Important context here is that Robinson Cano’s season-long suspension after testing positive for a banned substance removed his $24-million hit this season, but that same amount remains on the ledger in each of the next two years. If they’re going to extend Lindor, continue to carry Jacob deGrom’s $37.5 million, consider extending Noah Syndergaard, Marcus Stroman, Michael Conforto or any of their other pending free agents, it’s fair to wonder if they can, or if it’s sensible, to carry another big ticket like Springer, too.
Mets president Sandy Alderson hinted at a yellow light there, but between Lindor, Carrasco, James McCann and Trevor May, it’s already been a pretty solid off-season.
Hence, there’s a pathway to Springer for Toronto, especially if Atkins and crew decide that’s it and it’s time to go get him.
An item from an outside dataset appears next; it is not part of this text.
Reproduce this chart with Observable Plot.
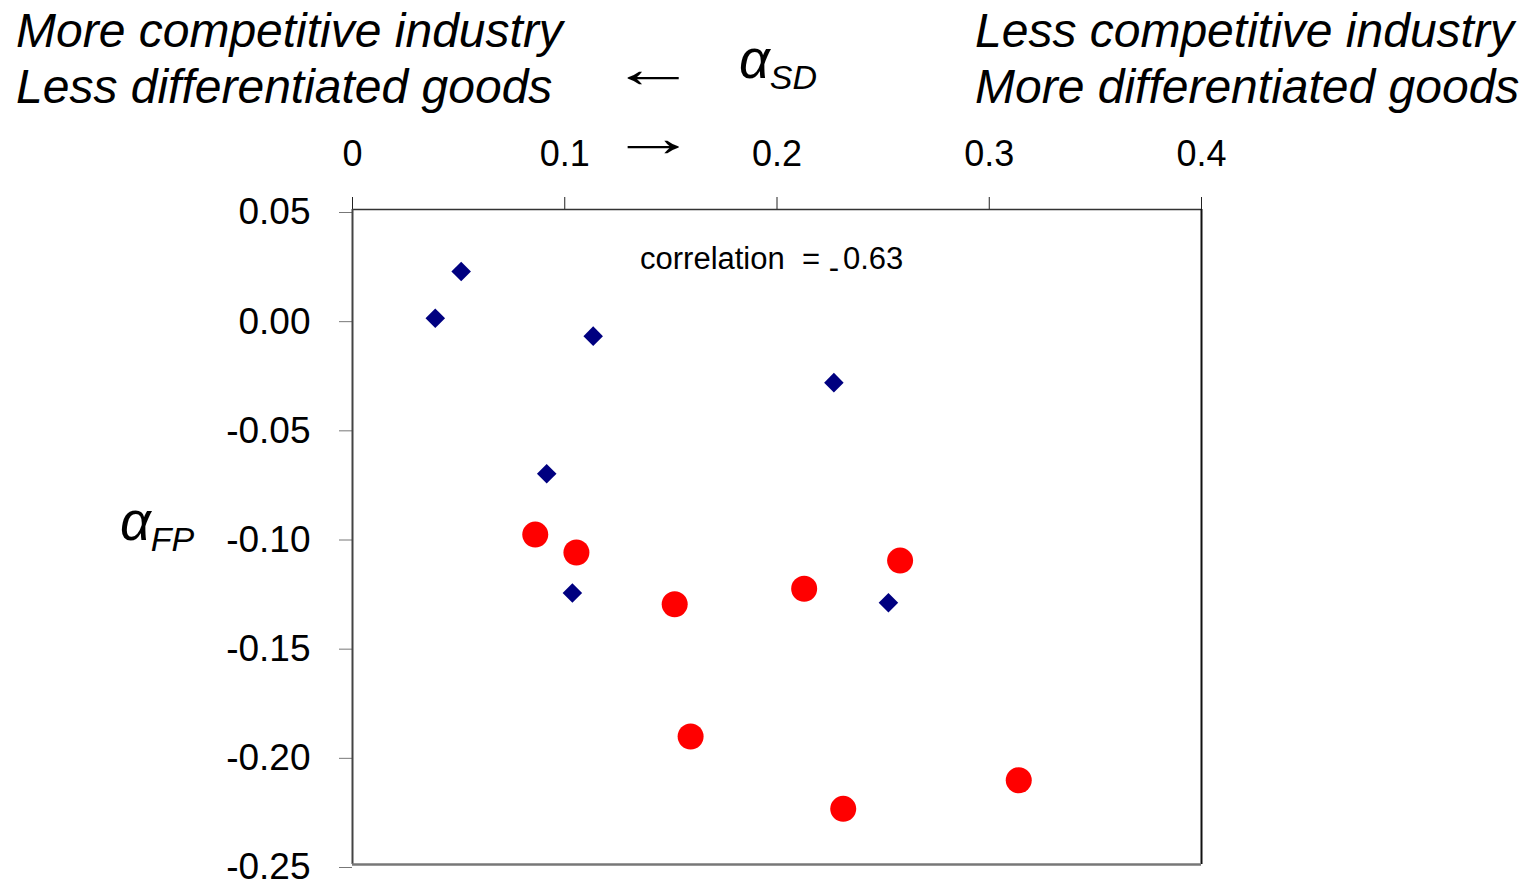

At $125 million over five years, maybe the Mets match, but if the Blue Jays move closer to $150 million over five years, does that seal the deal?
They need to find out now, and pivot quickly if that’s not going to happen, deciding who they’re going to overpay for, because that’s what it will take. The reason they landed Hyun-Jin Ryu last winter was because they gave him a fourth year, and some have suggested they were the only team willing to do so.
So far, the Blue Jays have stood firm on their valuations, refusing to budge. One source suggested that’s what happened with Kim, who got similar dollars but over a shorter term with the Padres, and there was similar speculation about a line in the sand stare-down with Sugano’s camp.
With lesser-known commodities, that’s understandable. But at some point, they have to ante up and it’s better if it’s for someone they have total conviction in, rather than someone who the market drove to them and fell into their financial comfort zone.
After all, if the Blue Jays aren’t willing to swallow inefficient back-ends to deals, and are going to wallow in the mid-tier market safety of two- or three-year contracts, then they’re not really advancing the program as aggressively as they should be.
And if they’re not going to do what it takes in free agency, then maybe they’re better off using their prospect capital to trade for players, since it’s traditionally been easier for the Blue Jays to keep players in Toronto than lure them here in the first place.
In return for Lindor and Carrasco, Cleveland picked up shortstop Amed Rosario, well-regarded infielder Andres Gimenez, rookie-ball righty Josh Wolf and outfielder Isaiah Greene, a second-round pick this past summer.
Rosario is an established big-leaguer while Gimenez posted a .732 OPS over 49 games in his rookie year last summer. If Cleveland was set on getting a young infielder ready to step in, the Blue Jays wouldn’t have a match for that not named Bichette, Cavan Biggio or Vladimir Guerrero Jr., obvious non-starters.
Maybe the Blue Jays could have built a package around Lourdes Gurriel Jr., and top prospect Jordan Groshans. But doing that for one guaranteed year of Lindor while also creating a hole in left field that would cost $10 million or so to backfill is a good way to shorten their competitive window.
Adding two years and an option on Carrasco, who ZiPS projects to be worth 2.9 fWAR this season, would have helped, and maybe framed in that light it changes some of the math.
Only Ryu projects better under ZiPS at 3.1, with Robbie Ray next at 2.5, so picking up Carrasco, even with $27 million guaranteed over the next two years, would have upgraded the rotation, another area of priority.
For whatever reason, it didn’t happen, and now the Blue Jays must decide what’s next. Plenty of good players remain and some of them will eventually take their money, but they should go get who they really want, rather than allow others to decide the path forward for them.